The Danish National eHealth Portal wanted its rebuilt portal to be more cost-efficient than its IBM-based portal, and after one year it is clear that the project has been a success in that regard. “With our new portal based on the .NET Framework, our ongoing annual costs have been reduced by about 50 percent,” says Petersen. “For us that means we have freed up €2 million [U.S.$2.4 million] per year. We have used €1 million [U.S.$1.2 million] of that to hire additional technical and editorial staff, and the rest is now available to us for further development.”
No personal medical information is stored on the Danish National eHealth Portal servers—it is all integrated from separate data sources. This increases the complexity of the portal design, and it requires a robust and highly automated architecture to aggregate and present the information within a reasonable response time. The Danish National eHealth Portal has found that the rebuilt portal has exceeded its expectations. “The target we specified in our requirements was an average response time of .5 seconds, and in reality we have a response time of .2 seconds, which is great,” says Petersen. “Right from the beginning, it was very clear to the users that this portal is really fast.”

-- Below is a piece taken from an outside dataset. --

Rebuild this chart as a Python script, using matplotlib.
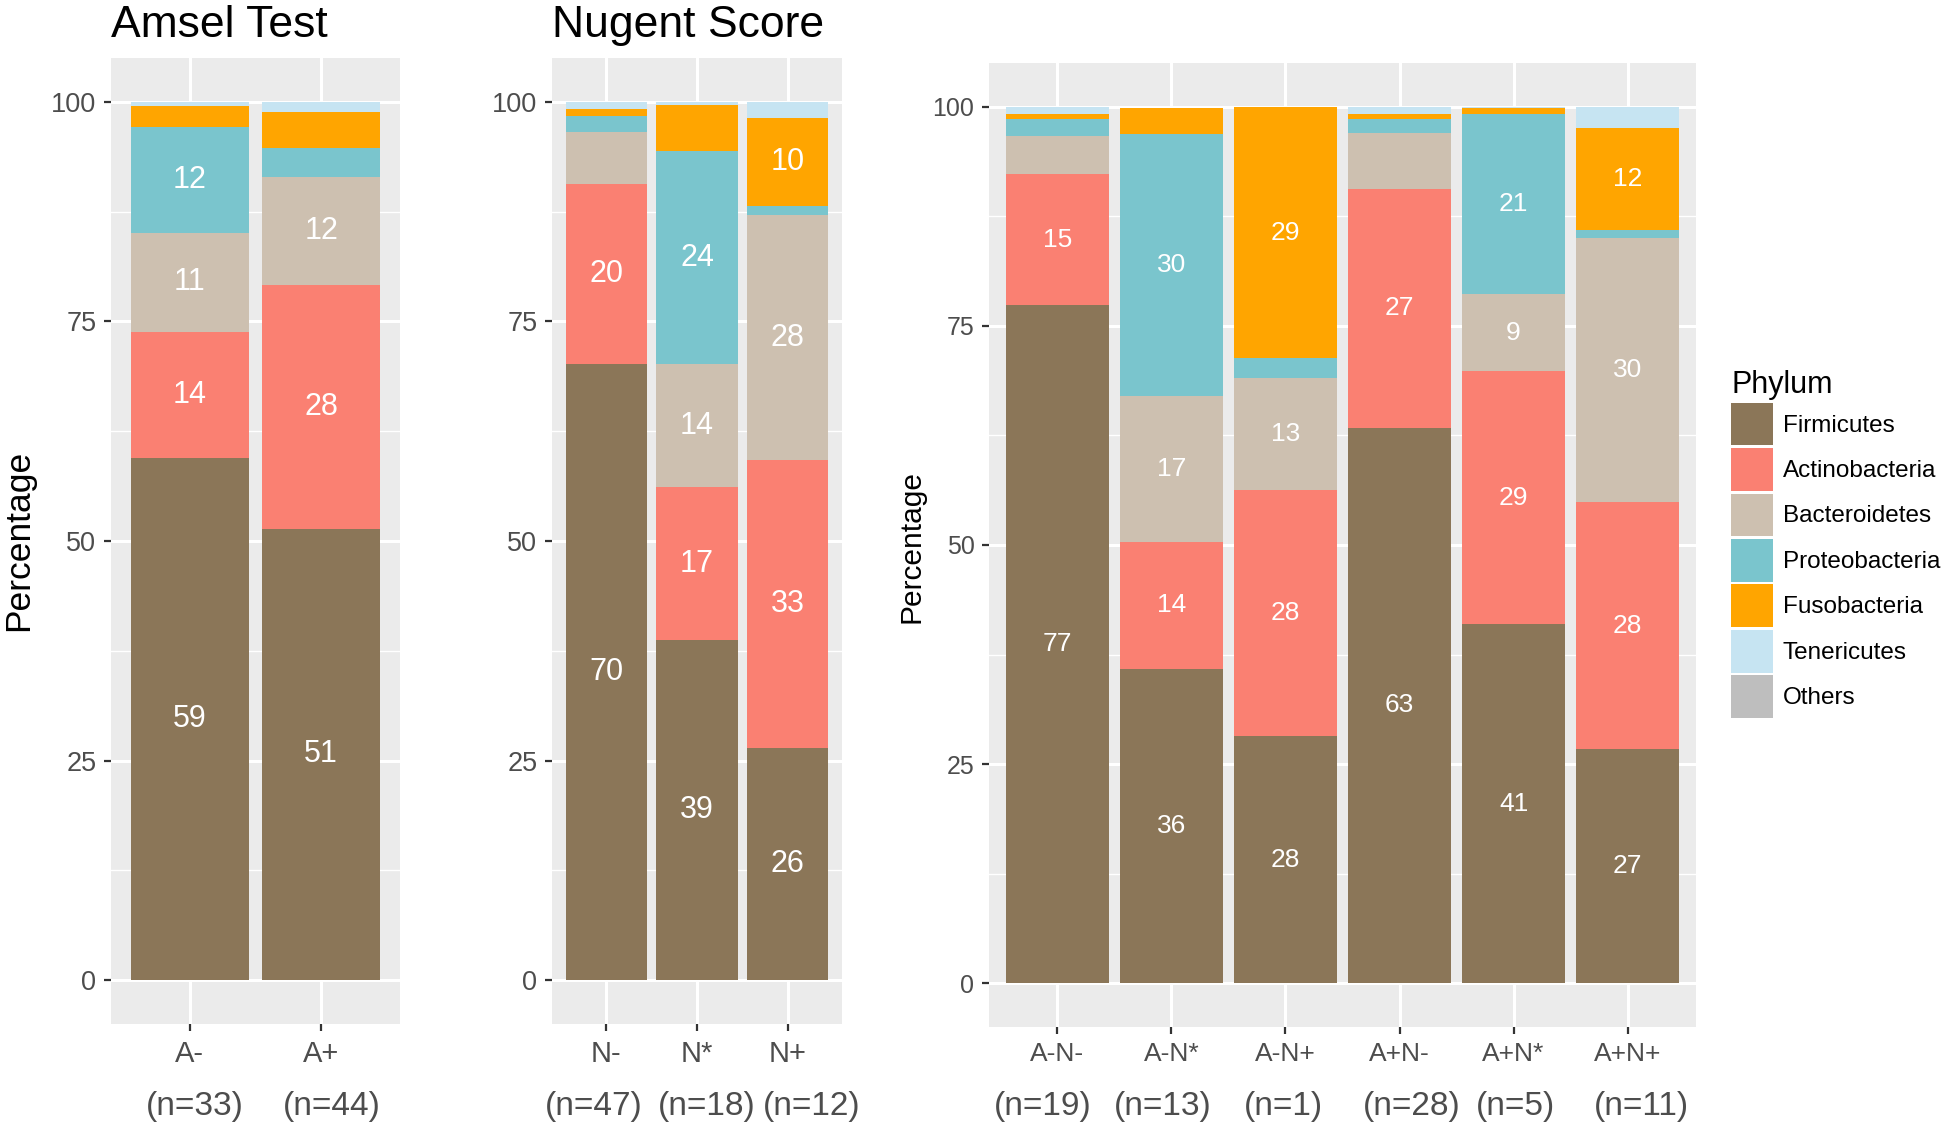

Citizen and Medical Professional Empowerment
As a publicly funded organization, the primary mission of the Danish National eHealth Portal is the empowerment of the country’s citizens. The portal staff believes that the rebuilt site will further that empowerment and will also result in cultural changes around medical data. “Citizens can go in and see the actual notes that doctors have written about their visits,” says Godiksen. “And they have access to a wealth of information about healthy lifestyle choices and disease prevention so they can be more proactive about their health. The new setup has enabled us to quickly redesign the patient-to-patient communication facilities so that citizens can offer advice and support to others who are dealing with similar medical issues, while also carefully controlling who has access to that information.”
Doctors and medical staff benefit from the improved portal site as well. “One factor by which we measure our success is how much more efficient medical professionals are,” says Godiksen. “In our research, we found that 75 percent of healthcare professionals say that digitalization saves them time in their daily work.”
“A recent study revealed that hospital wards in Denmark save about 50 minutes a day by using information technology,” adds Petersen. “That time can now be spent improving patient care, rather than dealing with forms and handwritten records.” A Flexible and Extensible Development Platform
The Danish National eHealth Portal specifically chose to have its new portal built on the .NET Framework, and that choice has given it the flexibility it needs to continue improving the site. “In the future, it will be easier for us to add new features, and we can also tweak the site by adding or removing web parts without having to take the entire site down for maintenance,” says Petersen. “The portal is now a much stronger concept because we can move in any direction we want, including becoming a service provider for other sites. It’s an excellent solution, and it has made us more a more dynamic and useful source of information.”